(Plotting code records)
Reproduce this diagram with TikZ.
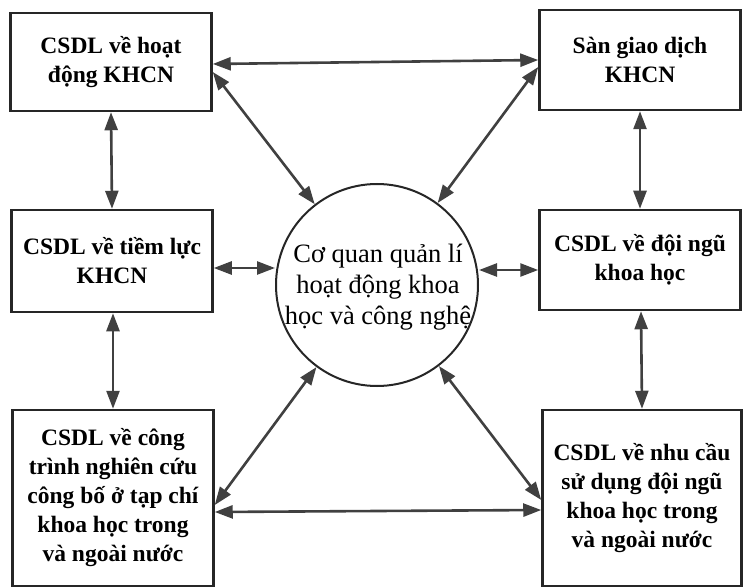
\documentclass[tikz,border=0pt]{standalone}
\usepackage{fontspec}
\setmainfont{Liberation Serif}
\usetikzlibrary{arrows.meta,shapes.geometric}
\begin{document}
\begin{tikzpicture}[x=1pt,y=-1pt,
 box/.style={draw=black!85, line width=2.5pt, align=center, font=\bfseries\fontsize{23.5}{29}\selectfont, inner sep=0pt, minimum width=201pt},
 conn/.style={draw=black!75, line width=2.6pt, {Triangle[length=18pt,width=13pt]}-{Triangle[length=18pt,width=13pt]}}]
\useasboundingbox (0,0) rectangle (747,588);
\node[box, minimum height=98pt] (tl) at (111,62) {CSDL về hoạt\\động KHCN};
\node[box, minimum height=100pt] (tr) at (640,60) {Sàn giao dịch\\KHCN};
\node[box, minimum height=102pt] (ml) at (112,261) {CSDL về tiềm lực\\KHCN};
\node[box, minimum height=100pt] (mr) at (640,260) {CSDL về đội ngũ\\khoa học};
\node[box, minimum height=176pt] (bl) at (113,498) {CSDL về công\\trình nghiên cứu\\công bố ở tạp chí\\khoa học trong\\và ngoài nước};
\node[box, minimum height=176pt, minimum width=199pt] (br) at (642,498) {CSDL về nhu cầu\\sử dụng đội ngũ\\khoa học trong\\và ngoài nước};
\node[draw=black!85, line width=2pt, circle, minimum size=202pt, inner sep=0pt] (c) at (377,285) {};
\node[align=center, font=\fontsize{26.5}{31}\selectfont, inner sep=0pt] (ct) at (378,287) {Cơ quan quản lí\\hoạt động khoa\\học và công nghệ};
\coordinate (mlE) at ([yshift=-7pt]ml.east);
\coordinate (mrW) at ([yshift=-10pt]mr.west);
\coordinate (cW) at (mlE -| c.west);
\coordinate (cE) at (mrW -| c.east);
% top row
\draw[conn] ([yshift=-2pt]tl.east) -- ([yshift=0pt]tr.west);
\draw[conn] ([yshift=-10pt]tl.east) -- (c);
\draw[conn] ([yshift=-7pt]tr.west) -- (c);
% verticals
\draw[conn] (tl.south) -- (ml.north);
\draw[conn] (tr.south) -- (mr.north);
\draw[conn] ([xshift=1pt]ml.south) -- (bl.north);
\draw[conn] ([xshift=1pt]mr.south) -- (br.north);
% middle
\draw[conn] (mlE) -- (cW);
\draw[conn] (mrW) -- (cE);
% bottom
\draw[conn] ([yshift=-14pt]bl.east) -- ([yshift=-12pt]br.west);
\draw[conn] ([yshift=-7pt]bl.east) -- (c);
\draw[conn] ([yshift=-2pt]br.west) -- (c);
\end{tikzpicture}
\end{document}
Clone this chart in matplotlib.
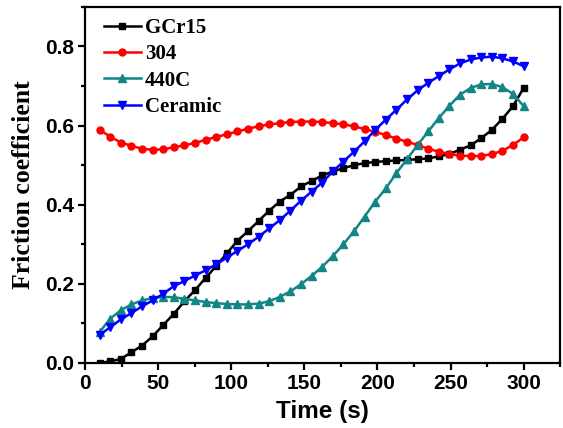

> _Problem to work on_: Select all lines in the listing above where the word "this" appears, and show them.

> _Answer to the exercise_:
Reproduce this diagram with TikZ.
Clone this chart in matplotlib.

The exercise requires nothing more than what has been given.